*TASK TO COMPLETE:* Single out the lines of the material that contain "this" and copy them.

** start of DATA SECTION **

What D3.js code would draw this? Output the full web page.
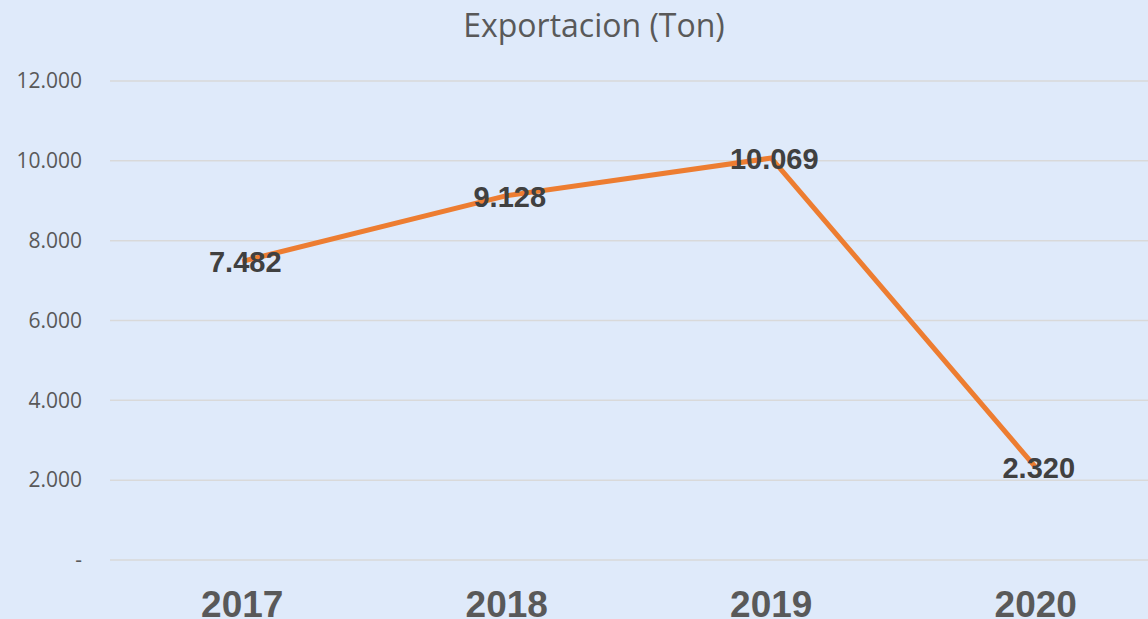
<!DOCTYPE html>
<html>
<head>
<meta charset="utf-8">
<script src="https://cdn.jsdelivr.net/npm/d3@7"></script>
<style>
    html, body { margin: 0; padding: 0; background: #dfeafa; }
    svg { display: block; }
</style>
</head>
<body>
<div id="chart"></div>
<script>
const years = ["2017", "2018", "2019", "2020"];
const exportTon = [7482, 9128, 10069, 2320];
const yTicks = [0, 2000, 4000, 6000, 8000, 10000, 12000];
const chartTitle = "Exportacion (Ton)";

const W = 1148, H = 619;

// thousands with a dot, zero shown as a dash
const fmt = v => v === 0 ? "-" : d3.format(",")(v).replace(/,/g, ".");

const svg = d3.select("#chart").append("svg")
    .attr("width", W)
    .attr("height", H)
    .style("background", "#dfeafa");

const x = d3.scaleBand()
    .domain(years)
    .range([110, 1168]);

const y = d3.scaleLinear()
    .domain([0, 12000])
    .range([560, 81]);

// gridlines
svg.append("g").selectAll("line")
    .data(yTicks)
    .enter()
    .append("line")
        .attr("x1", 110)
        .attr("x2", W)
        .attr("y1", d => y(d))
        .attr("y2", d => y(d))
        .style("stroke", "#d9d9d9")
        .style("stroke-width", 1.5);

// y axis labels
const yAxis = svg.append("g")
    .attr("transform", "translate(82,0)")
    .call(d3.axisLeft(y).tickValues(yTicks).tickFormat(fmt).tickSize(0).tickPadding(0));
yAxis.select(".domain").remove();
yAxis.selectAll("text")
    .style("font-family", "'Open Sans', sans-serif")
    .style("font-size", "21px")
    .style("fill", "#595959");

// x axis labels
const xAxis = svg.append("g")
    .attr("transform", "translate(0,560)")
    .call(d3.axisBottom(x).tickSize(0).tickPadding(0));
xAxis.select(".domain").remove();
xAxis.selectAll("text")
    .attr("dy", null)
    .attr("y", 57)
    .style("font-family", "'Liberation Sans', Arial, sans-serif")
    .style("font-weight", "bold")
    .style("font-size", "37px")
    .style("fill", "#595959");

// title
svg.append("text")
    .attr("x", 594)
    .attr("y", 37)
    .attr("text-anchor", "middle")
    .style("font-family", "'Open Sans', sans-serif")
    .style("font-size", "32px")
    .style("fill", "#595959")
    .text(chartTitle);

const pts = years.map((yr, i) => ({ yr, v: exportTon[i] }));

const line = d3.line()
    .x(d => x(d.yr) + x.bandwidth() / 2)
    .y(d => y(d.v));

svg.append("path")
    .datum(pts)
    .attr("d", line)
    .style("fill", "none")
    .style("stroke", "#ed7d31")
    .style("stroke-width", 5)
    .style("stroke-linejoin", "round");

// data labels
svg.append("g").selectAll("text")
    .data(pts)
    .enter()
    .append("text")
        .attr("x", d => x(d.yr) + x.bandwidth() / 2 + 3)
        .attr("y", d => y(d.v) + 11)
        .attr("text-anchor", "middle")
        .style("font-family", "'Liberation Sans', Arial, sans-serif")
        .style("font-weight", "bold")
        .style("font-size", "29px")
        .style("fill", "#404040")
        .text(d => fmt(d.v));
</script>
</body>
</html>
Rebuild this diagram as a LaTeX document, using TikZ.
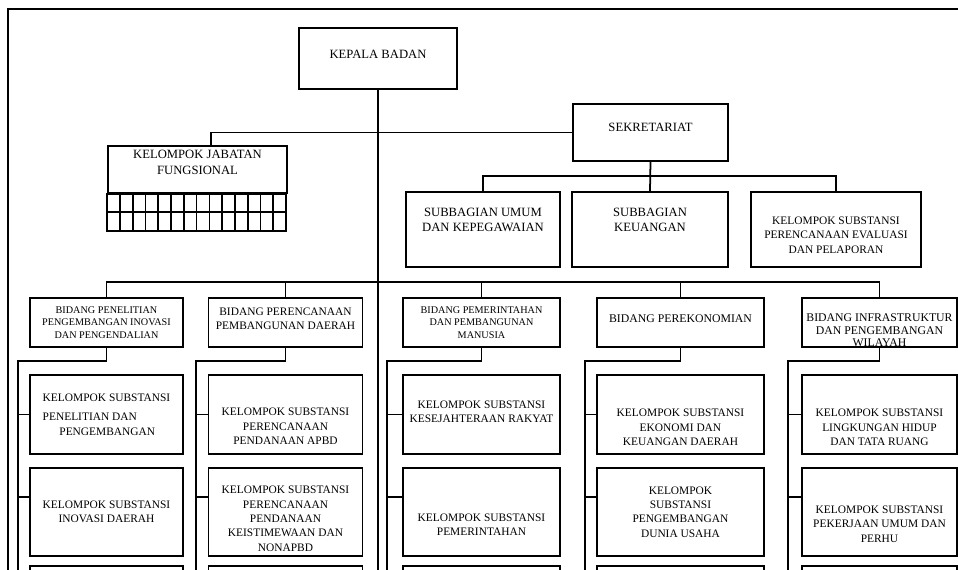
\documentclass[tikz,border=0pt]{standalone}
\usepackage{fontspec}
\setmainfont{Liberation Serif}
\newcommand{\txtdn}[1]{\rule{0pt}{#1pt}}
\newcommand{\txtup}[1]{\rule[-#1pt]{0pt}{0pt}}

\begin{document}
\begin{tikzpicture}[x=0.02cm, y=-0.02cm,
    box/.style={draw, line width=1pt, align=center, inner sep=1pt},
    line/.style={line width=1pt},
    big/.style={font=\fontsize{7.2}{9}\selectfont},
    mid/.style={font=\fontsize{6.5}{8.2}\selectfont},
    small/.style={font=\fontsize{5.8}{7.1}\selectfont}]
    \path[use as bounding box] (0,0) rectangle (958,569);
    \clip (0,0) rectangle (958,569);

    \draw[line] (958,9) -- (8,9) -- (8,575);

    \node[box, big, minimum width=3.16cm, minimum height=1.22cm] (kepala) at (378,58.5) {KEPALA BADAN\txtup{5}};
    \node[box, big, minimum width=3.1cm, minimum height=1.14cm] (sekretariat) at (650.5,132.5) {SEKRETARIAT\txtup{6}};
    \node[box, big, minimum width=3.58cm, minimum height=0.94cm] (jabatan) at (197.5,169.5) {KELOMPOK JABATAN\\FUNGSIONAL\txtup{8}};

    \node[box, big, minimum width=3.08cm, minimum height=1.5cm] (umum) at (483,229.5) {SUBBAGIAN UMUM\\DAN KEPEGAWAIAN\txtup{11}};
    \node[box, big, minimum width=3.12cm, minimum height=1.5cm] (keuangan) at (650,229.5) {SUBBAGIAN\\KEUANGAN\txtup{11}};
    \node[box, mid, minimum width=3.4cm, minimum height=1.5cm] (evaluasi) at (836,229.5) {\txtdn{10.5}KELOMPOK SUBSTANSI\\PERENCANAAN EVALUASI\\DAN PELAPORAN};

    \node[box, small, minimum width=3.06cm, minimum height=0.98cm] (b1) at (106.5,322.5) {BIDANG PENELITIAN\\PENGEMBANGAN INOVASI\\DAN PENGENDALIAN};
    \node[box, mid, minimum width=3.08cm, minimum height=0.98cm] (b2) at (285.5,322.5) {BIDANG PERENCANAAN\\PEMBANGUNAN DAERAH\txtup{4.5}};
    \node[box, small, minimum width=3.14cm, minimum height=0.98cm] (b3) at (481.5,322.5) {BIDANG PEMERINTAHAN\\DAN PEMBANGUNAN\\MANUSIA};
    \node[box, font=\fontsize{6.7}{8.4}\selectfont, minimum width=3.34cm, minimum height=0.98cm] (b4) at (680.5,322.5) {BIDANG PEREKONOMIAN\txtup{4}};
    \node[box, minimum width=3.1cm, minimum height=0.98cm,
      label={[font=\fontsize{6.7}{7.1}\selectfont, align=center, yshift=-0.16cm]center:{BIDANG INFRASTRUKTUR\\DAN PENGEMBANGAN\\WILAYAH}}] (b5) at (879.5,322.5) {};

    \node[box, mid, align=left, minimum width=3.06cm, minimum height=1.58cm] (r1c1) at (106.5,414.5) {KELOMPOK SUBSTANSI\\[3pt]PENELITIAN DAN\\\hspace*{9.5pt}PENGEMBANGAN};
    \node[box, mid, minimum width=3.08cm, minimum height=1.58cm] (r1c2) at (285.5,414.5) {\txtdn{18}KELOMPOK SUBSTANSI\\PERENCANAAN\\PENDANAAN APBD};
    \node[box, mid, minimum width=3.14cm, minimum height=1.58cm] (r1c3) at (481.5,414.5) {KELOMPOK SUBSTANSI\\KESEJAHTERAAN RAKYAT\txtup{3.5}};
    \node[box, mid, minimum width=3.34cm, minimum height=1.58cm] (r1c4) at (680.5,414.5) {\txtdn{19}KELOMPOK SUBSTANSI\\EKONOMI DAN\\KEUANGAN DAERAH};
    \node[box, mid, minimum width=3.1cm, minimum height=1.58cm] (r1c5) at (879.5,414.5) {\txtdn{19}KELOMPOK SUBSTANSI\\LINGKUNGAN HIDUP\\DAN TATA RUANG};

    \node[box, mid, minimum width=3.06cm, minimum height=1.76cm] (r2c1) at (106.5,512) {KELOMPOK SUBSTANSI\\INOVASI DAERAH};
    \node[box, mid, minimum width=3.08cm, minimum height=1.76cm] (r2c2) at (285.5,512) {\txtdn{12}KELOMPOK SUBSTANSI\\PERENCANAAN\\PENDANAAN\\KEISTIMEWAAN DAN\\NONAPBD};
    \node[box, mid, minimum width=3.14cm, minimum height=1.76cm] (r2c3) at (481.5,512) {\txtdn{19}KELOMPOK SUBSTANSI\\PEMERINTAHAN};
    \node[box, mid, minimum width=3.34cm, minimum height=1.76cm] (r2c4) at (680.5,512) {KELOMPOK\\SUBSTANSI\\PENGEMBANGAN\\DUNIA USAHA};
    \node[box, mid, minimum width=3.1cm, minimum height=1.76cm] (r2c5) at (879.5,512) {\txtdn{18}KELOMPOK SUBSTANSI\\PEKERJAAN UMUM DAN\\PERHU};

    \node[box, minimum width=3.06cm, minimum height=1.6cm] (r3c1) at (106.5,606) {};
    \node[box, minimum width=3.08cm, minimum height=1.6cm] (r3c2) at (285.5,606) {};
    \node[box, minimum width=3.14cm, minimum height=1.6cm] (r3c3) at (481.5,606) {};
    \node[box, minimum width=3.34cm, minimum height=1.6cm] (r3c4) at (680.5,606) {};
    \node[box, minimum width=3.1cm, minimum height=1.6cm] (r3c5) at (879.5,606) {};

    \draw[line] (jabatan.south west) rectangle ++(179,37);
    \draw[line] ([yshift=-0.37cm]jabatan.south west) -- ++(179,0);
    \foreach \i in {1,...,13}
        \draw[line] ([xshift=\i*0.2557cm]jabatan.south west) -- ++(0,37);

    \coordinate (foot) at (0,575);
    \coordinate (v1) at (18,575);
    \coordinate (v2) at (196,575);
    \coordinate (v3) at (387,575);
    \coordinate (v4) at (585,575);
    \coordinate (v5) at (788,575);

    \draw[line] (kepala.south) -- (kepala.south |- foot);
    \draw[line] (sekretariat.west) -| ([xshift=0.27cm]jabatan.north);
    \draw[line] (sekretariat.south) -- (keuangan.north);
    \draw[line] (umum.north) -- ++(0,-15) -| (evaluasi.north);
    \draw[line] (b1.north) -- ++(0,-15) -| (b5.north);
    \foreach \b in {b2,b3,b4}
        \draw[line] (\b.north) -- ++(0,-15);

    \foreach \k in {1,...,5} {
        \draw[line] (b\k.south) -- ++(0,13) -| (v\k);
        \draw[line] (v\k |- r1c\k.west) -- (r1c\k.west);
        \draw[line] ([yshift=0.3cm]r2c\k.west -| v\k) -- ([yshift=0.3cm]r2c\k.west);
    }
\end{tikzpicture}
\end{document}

** end of DATA SECTION **

*THE SOLUTION:*
What D3.js code would draw this? Output the full web page.
Rebuild this diagram as a LaTeX document, using TikZ.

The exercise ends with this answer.